- Stated task: Wherever "page" appears in a line, copy that line.

- Information supplied:
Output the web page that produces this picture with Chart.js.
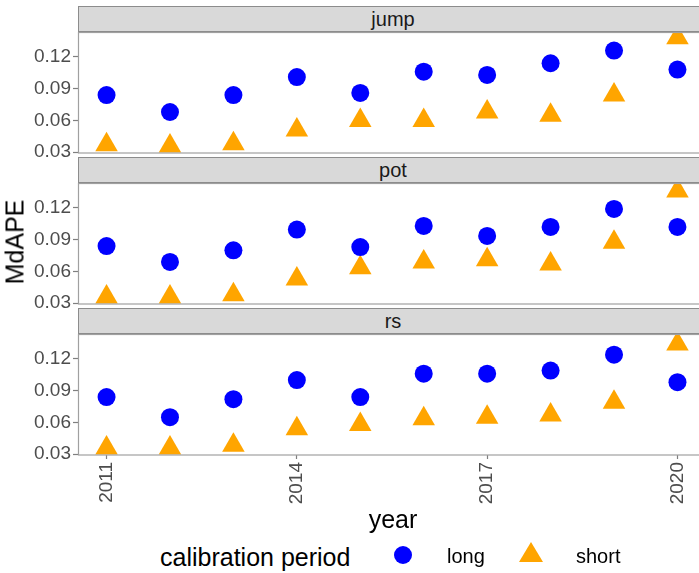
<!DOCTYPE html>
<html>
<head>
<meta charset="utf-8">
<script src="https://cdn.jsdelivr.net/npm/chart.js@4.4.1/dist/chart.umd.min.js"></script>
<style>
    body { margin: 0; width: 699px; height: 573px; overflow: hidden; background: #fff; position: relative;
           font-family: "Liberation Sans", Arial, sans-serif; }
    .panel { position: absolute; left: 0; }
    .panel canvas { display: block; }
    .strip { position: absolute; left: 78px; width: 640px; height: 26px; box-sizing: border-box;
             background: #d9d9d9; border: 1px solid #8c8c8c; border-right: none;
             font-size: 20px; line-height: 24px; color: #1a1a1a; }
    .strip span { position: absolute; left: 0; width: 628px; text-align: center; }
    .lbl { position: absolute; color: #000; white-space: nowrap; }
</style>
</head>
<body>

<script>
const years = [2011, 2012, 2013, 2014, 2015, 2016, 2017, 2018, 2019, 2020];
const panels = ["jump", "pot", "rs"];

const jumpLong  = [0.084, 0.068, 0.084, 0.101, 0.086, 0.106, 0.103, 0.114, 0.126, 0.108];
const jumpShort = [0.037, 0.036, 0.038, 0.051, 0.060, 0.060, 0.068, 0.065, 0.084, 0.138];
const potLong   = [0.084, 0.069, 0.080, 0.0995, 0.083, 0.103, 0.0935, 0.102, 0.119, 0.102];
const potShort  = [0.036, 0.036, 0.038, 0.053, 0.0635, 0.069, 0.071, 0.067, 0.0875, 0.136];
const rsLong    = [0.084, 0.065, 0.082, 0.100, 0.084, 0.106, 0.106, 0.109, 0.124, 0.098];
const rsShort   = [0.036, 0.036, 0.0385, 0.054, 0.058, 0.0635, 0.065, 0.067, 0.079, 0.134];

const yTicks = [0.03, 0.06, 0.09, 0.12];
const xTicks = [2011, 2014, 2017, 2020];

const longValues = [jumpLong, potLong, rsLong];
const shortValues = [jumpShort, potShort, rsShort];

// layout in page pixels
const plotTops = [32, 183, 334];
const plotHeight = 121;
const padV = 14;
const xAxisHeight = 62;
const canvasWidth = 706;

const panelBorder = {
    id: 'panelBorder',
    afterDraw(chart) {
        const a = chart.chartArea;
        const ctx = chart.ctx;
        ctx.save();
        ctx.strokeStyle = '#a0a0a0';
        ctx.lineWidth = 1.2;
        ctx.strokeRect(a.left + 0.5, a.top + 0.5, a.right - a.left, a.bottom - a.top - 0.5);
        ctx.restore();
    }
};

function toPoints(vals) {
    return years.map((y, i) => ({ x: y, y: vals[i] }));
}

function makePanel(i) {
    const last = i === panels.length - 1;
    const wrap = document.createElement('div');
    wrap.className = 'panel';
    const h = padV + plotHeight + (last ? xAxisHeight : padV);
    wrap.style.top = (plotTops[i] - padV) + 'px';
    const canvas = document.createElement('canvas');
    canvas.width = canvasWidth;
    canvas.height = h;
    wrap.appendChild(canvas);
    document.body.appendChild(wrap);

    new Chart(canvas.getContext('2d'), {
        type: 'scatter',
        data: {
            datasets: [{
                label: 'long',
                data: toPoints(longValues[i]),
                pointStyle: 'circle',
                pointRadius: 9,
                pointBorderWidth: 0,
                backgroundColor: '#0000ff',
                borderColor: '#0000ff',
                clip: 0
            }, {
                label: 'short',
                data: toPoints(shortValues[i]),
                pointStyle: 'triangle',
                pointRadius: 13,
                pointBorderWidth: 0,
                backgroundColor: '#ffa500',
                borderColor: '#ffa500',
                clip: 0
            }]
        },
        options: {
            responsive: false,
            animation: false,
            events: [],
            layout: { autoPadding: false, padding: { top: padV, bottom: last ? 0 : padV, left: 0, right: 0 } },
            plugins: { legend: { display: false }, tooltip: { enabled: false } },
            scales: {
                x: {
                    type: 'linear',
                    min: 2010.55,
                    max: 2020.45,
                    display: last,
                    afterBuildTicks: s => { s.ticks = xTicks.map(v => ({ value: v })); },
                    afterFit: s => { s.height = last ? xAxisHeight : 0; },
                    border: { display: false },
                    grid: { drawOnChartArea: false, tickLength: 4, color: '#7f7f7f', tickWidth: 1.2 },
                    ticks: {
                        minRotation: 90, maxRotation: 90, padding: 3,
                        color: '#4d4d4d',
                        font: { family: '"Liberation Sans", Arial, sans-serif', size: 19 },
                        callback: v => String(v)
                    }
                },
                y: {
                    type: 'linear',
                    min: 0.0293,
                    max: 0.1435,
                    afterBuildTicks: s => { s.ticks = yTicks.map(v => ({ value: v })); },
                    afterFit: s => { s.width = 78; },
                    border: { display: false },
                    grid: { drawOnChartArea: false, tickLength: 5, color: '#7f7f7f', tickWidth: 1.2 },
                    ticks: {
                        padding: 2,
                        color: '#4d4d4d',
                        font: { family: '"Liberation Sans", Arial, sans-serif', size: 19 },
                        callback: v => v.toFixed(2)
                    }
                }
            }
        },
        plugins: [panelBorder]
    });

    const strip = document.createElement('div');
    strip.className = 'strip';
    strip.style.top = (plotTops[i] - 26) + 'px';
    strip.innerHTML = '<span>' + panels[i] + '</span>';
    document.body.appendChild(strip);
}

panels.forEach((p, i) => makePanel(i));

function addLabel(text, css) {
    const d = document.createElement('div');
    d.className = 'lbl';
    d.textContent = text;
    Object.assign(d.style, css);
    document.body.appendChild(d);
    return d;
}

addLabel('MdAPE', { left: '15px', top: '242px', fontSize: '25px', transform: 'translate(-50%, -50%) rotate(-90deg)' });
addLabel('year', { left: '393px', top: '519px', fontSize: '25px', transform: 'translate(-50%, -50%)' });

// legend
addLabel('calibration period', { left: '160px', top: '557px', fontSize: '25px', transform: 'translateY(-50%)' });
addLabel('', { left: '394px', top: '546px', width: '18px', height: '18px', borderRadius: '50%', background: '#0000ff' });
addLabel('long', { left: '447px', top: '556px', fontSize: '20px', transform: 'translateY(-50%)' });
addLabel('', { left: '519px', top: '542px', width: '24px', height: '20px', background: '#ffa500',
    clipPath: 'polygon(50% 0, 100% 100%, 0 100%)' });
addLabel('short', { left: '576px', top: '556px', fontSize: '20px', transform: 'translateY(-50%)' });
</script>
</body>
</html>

- Solution to the problem:
Output the web page that produces this picture with Chart.js.
// layout in page pixels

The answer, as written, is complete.